藤田 私もそう思います。東京に住んでいる人々が、自分たちは都市の利便性や文化を満喫していながら、遠くの里山や棚田は素晴しいものだから保全してくださいと言っても、地元の人の耳には受け容れられません。「そんなら、あなた方もこっちへ来て汗流して保全活動してみたら」という気持ちがあるでしょう。田舎だって、コンビニが欲しい。「美しき日本」という憧憬から、「あって欲しい」ランドスケープを地方に一方的に押しつけても、それは無理です。自然だけでものを見ない、文化だけでもない、社会だけでもない、むしろこの3つをつなぐのがランドスケープだと思います。

― 最後に、「これからのランドスケープ」ということで。

川添 オランダで調査・研究をしていたことがあります。午後も3時すぎになると、働きざかりのおじさんたちが、けっこうスーパーに買い物に来てたりする。そして、運河沿いで、気持よさそうにビールなんか飲んでいるんです。ワークシェアリングで労働時間が短いのです。運河、そして古いビルといったランドスケープを楽しんでいる。何も新しいビルを建てなくたって、十分に楽しい生き方がある。日本はきっと無理です。フルタイム組みに入るか、失業するかでワークシェアリングは社会的になかなか、受け容れられない。頑張って、ガンバッテ、勝ち組か負け組かしか考えない。経済成長を求めたり、何か高層ビルを建てても、ハッピーにはなれない、そのことに早く気づくといいですね。

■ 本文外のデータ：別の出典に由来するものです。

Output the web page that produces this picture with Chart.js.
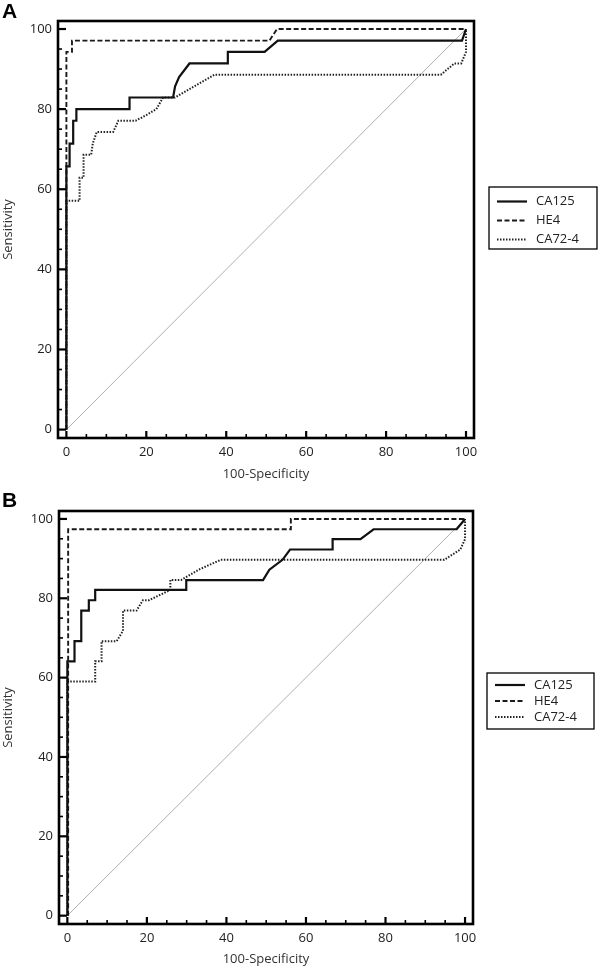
<!DOCTYPE html>
<html>
<head>
<meta charset="utf-8">
<script src="https://cdn.jsdelivr.net/npm/chart.js@4.4.1/dist/chart.umd.min.js"></script>
<style>
  body { margin: 0; background: #fff; }
  .panel { position: absolute; left: 0; width: 600px; height: 485px; }
</style>
</head>
<body>
<div class="panel" style="top:0"><canvas id="chartA" width="600" height="485"></canvas></div>
<div class="panel" style="top:485px"><canvas id="chartB" width="600" height="485"></canvas></div>
<script>
// Series names and axis ticks
const seriesNames = ['CA125', 'HE4', 'CA72-4'];
const tickValues = [0, 20, 40, 60, 80, 100];

// Panel A: [100-Specificity, Sensitivity]
const ca125A = [[0,0],[0,65.7],[0.8,65.7],[0.8,71.4],[1.7,71.4],[1.7,77.1],[2.5,77.1],[2.5,80.0],[15.8,80.0],[15.8,82.9],[26.7,82.9],[27.2,85.7],[28.2,88.0],[30.8,91.4],[40.4,91.4],[40.4,94.3],[49.6,94.3],[52.9,97.1],[99.0,97.1],[100,100]];
const he4A = [[0,0],[0,94.3],[1.4,94.3],[1.4,97.1],[50.8,97.1],[52.7,100],[100,100]];
const ca724A = [[0,0],[0,57.1],[3.3,57.1],[3.3,62.9],[4.3,62.9],[4.3,68.6],[6.2,68.6],[6.6,71.4],[7.6,74.3],[11.7,74.3],[13.0,77.1],[17.3,77.1],[20.0,78.5],[22.5,80.0],[24.2,82.9],[27.2,82.9],[32.0,85.7],[37.1,88.6],[93.7,88.6],[97.1,91.4],[98.8,91.4],[100,94.3],[100,100]];

// Panel B
const ca125B = [[0,0],[0,64.1],[1.8,64.1],[1.8,69.2],[3.5,69.2],[3.5,76.9],[5.4,76.9],[5.4,79.5],[7.0,79.5],[7.0,82.1],[29.9,82.1],[29.9,84.6],[49.2,84.6],[50.8,87.2],[54.1,89.7],[56.0,92.3],[66.7,92.3],[66.7,94.9],[73.7,94.9],[77.0,97.4],[97.9,97.4],[100,100]];
const he4B = [[0.2,0],[0.2,97.4],[56.2,97.4],[56.2,100],[100,100]];
const ca724B = [[0,0],[0,59.0],[7.0,59.0],[7.0,64.1],[8.6,64.1],[8.6,69.2],[12.4,69.2],[14.0,71.8],[14.0,76.9],[17.4,76.9],[19.0,79.5],[20.5,79.5],[25.9,82.1],[25.9,84.6],[28.6,84.6],[33.0,87.2],[38.6,89.7],[94.8,89.7],[98.8,92.3],[100,94.9],[100,100]];

// reference diagonal
const diagonal = [[0,0],[100,100]];

const toXY = arr => arr.map(p => ({ x: p[0], y: p[1] }));

// frame, inward ticks, legend box and panel letter
const rocPlugin = {
  id: 'roc',
  afterDraw(chart, args, opts) {
    const ctx = chart.ctx;
    const a = chart.chartArea;
    const xs = chart.scales.x, ys = chart.scales.y;
    ctx.save();
    ctx.strokeStyle = '#000';
    // ticks every 5
    for (let v = 0; v <= 100; v += 5) {
      const major = v % 20 === 0;
      ctx.lineWidth = major ? 2.2 : 1.6;
      const px = xs.getPixelForValue(v);
      ctx.beginPath();
      ctx.moveTo(px, a.bottom);
      ctx.lineTo(px, a.bottom - (major ? 7 : 4));
      ctx.stroke();
      const py = ys.getPixelForValue(v);
      ctx.beginPath();
      ctx.moveTo(a.left, py);
      ctx.lineTo(a.left + (major ? 8 : 4), py);
      ctx.stroke();
    }
    // frame
    ctx.lineWidth = 2.6;
    ctx.strokeRect(a.left, a.top, a.right - a.left, a.bottom - a.top);

    // legend
    const L = opts.legend;
    ctx.lineWidth = 1.3;
    ctx.strokeRect(L.x, L.y, L.w, L.h);
    ctx.font = '13px "Open Sans"';
    ctx.fillStyle = '#222';
    ctx.textBaseline = 'middle';
    ctx.textAlign = 'left';
    chart.data.datasets.forEach((ds, i) => {
      if (i >= seriesNames.length) return;
      const cy = L.y + L.first + i * L.step;
      ctx.save();
      ctx.strokeStyle = ds.borderColor;
      ctx.lineWidth = ds.borderWidth;
      ctx.setLineDash(ds.borderDash || []);
      ctx.beginPath();
      ctx.moveTo(L.x + 8, cy);
      ctx.lineTo(L.x + 38, cy);
      ctx.stroke();
      ctx.restore();
      ctx.fillText(ds.label, L.x + 47, cy);
    });

    // panel letter
    ctx.font = 'bold 21px "Liberation Sans", Arial, sans-serif';
    ctx.fillStyle = '#000';
    ctx.textBaseline = 'alphabetic';
    ctx.fillText(opts.letter, opts.letterX, opts.letterY);
    ctx.restore();
  }
};

function makeChart(id, ca125, he4, ca724, area, letterY, legend) {
  const ctx = document.getElementById(id).getContext('2d');
  const data = {
    datasets: [
      { label: seriesNames[0], data: toXY(ca125), borderColor: '#111', borderWidth: 2.2, borderDash: [] },
      { label: seriesNames[1], data: toXY(he4), borderColor: '#1a1a1a', borderWidth: 1.9, borderDash: [5, 2.5] },
      { label: seriesNames[2], data: toXY(ca724), borderColor: '#222', borderWidth: 2, borderDash: [1.5, 1.5] },
      { label: 'ref', data: toXY(diagonal), borderColor: '#9a9a9a', borderWidth: 0.8 }
    ]
  };
  const config = {
    type: 'line',
    data: data,
    options: {
      responsive: false,
      animation: false,
      layout: { padding: { top: area.top, right: 600 - area.right, left: 0, bottom: 0 } },
      elements: { point: { radius: 0 }, line: { tension: 0, fill: false } },
      plugins: {
        legend: { display: false },
        tooltip: { enabled: false },
        roc: { letter: id === 'chartA' ? 'A' : 'B', letterX: 2, letterY: letterY, legend: legend }
      },
      scales: {
        x: {
          type: 'linear',
          min: area.min, max: area.max,
          grid: { display: false, drawTicks: false },
          border: { display: false },
          afterBuildTicks: s => { s.ticks = tickValues.map(v => ({ value: v })); },
          afterFit: s => { s.height = 485 - area.bottom; },
          ticks: { color: '#222', font: { size: 13, family: 'Open Sans' }, padding: 6, maxRotation: 0 },
          title: { display: true, text: '100-Specificity', color: '#333', font: { size: 13, family: 'Open Sans' }, padding: { top: 0, bottom: 3 } }
        },
        y: {
          type: 'linear',
          min: area.min, max: area.max,
          grid: { display: false, drawTicks: false },
          border: { display: false },
          afterBuildTicks: s => { s.ticks = tickValues.map(v => ({ value: v })); },
          afterFit: s => { s.width = area.left; },
          ticks: { color: '#222', font: { size: 13, family: 'Open Sans' }, padding: 6 },
          title: { display: true, text: 'Sensitivity', color: '#333', font: { size: 13, family: 'Open Sans' }, padding: 0 }
        }
      }
    },
    plugins: [rocPlugin]
  };
  return new Chart(ctx, config);
}

makeChart('chartA', ca125A, he4A, ca724A,
  { left: 58, top: 21, right: 474, bottom: 438, min: -2.1, max: 102 }, 18,
  { x: 489, y: 187, w: 108, h: 62, first: 14.5, step: 19 });
makeChart('chartB', ca125B, he4B, ca724B,
  { left: 59, top: 26, right: 473, bottom: 439, min: -2.1, max: 102 }, 22,
  { x: 487, y: 188, w: 107, h: 56, first: 12, step: 16 });
</script>
</body>
</html>
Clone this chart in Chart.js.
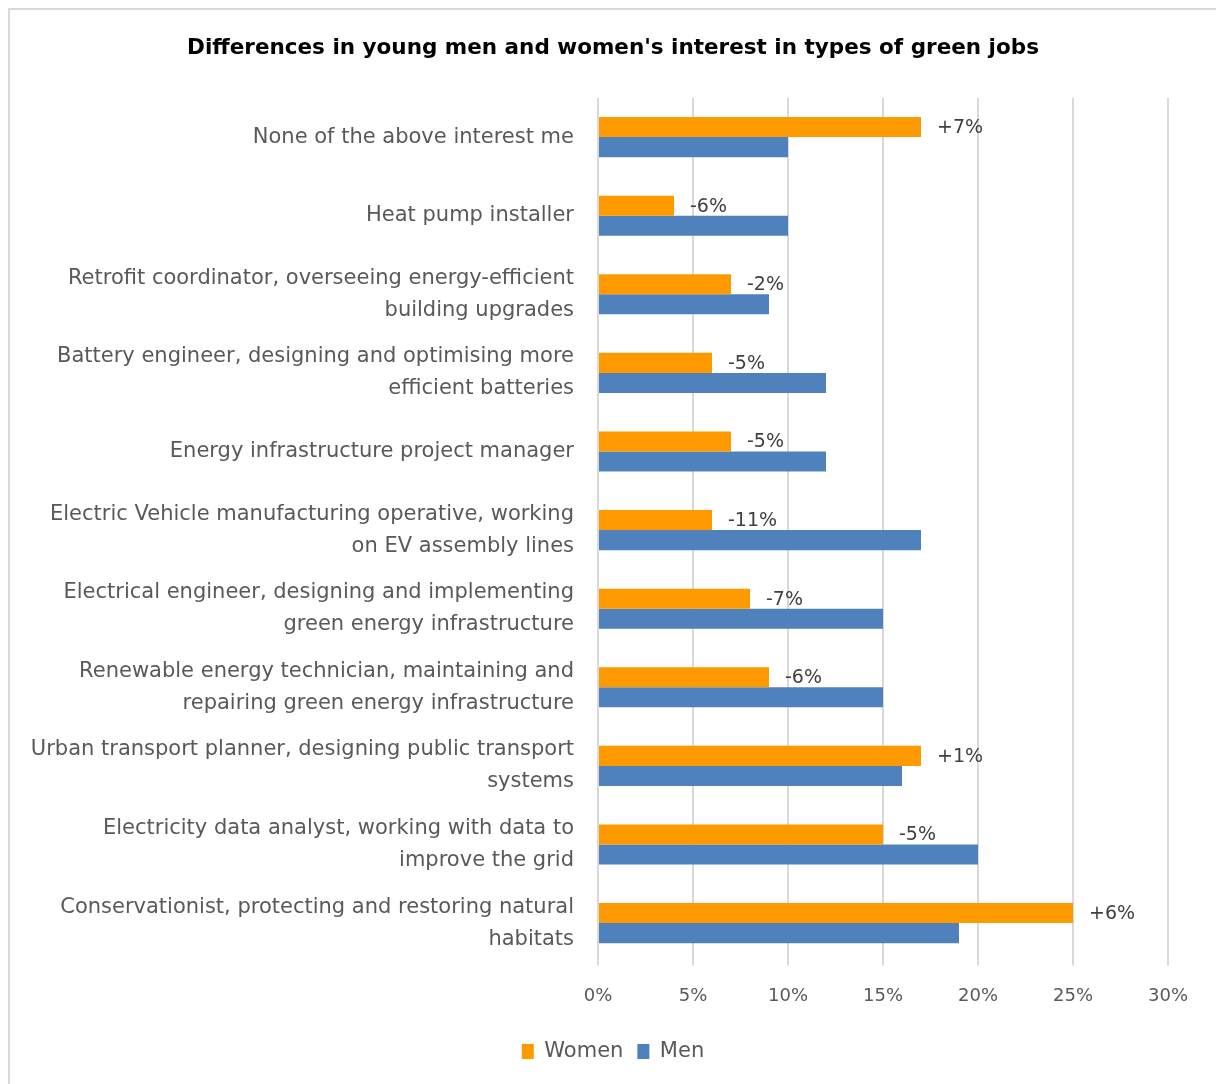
<!DOCTYPE html>
<html>
<head>
<meta charset="utf-8">
<script src="https://cdn.jsdelivr.net/npm/chart.js@4.4.1/dist/chart.umd.min.js"></script>
<style>
  html, body { margin: 0; padding: 0; background: #fff; }
  #wrap { position: relative; width: 1216px; height: 1084px; overflow: hidden; }
  #frame { position: absolute; left: 8px; top: 8px; width: 1300px; height: 1200px;
           border-left: 2px solid #d9d9d9; border-top: 2px solid #d9d9d9; pointer-events: none; }
  canvas { position: absolute; left: 0; top: 0; }
</style>
</head>
<body>
<div id="wrap">
  <div id="frame"></div>
  <canvas id="chart" width="1216" height="1084"></canvas>
</div>
<script>
// Datos del gráfico
const jobs = [
    ["None of the above interest me"],
    ["Heat pump installer"],
    ["Retrofit coordinator, overseeing energy-efficient", "building upgrades"],
    ["Battery engineer, designing and optimising more", "efficient batteries"],
    ["Energy infrastructure project manager"],
    ["Electric Vehicle manufacturing operative, working", "on EV assembly lines"],
    ["Electrical engineer, designing and implementing", "green energy infrastructure"],
    ["Renewable energy technician, maintaining and", "repairing green energy infrastructure"],
    ["Urban transport planner, designing public transport", "systems"],
    ["Electricity data analyst, working with data to", "improve the grid"],
    ["Conservationist, protecting and restoring natural", "habitats"]
];
const women = [17, 4, 7, 6, 7, 6, 8, 9, 17, 15, 25];
const men = [10, 10, 9, 12, 12, 17, 15, 15, 16, 20, 19];
const gapLabels = ["+7%", "-6%", "-2%", "-5%", "-5%", "-11%", "-7%", "-6%", "+1%", "-5%", "+6%"];

const FONT = "'DejaVu Sans', sans-serif";
const TEXT = "#595959";

// Etiquetas de diferencia junto a las barras de mujeres
const gapLabelPlugin = {
    id: 'gapLabels',
    afterLayout(chart) {
        // las etiquetas largas del eje y no deben recortarse en el margen izquierdo
        chart.scales.y.left = 0;
    },
    afterDatasetsDraw(chart) {
        const meta = chart.getDatasetMeta(0);
        const ctx = chart.ctx;
        ctx.save();
        ctx.font = "19px " + FONT;
        ctx.fillStyle = "#404040";
        ctx.textAlign = "left";
        ctx.textBaseline = "middle";
        meta.data.forEach((bar, i) => {
            ctx.fillText(gapLabels[i], bar.x + 16, bar.y + 1);
        });
        ctx.restore();
    }
};

const ctx = document.getElementById('chart').getContext('2d');

const chart = new Chart(ctx, {
    type: 'bar',
    data: {
        labels: jobs,
        datasets: [
            {
                label: 'Women',
                data: women,
                backgroundColor: '#ff9900',
                barPercentage: 1,
                categoryPercentage: 0.51
            },
            {
                label: 'Men',
                data: men,
                backgroundColor: '#4f81bd',
                barPercentage: 1,
                categoryPercentage: 0.51
            }
        ]
    },
    options: {
        indexAxis: 'y',
        responsive: false,
        animation: false,
        layout: {
            padding: { left: 58, right: 48, bottom: 12 }
        },
        scales: {
            x: {
                min: 0,
                max: 30,
                position: 'bottom',
                border: { display: false },
                grid: { color: '#d9d9d9', lineWidth: 2, tickLength: 3 },
                ticks: {
                    stepSize: 5,
                    padding: 20,
                    color: TEXT,
                    font: { family: FONT, size: 18 },
                    callback: (v) => v + '%'
                }
            },
            y: {
                border: { display: false },
                grid: { display: false, drawTicks: false },
                afterFit: (scale) => { scale.width = 540; },
                ticks: {
                    padding: 24,
                    color: TEXT,
                    font: { family: FONT, size: 21, lineHeight: 1.52 }
                }
            }
        },
        plugins: {
            title: {
                display: true,
                text: "Differences in young men and women's interest in types of green jobs",
                color: '#000',
                font: { family: FONT, size: 21.5, weight: 'bold' },
                padding: { top: 36, bottom: 36 }
            },
            legend: {
                position: 'bottom',
                labels: {
                    boxWidth: 12,
                    boxHeight: 15,
                    padding: 14,
                    color: TEXT,
                    font: { family: FONT, size: 21 }
                }
            },
            tooltip: { enabled: false }
        }
    },
    plugins: [gapLabelPlugin]
});
</script>
</body>
</html>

藤田 私も、すでにあるランドスケープを評価して、今日の、そして未来の価値を見い出していくことが大切だと思います。ノスタルジーで封じ込めたランドスケープを残していくのは難しいでしょう。先にもありましたが、必要な価値は付加して、経済性に乗せればいい。何もかもを、新しくつくっていく必要はありません。

矢野 人はその価値観によって、ランドスケープを変えることができます。だからこそ、よく考えて現状を維持したり、改善したり、新しく創造していかなくてはいけないと思います。最初から完成されたものでなくても、よいのでないでしょうか。もっと現実的になれと言われるかもしれませんが、それぞれの環境基盤や生き物が各々ペースを持っていることを念頭において、その特性を引き出して、ゆっくりと時間をかければ、やがて心地よいと感じられるものになるのではないでしょうか。私は、生きた「呼吸するランドスケープ」にできたらいいなと思います。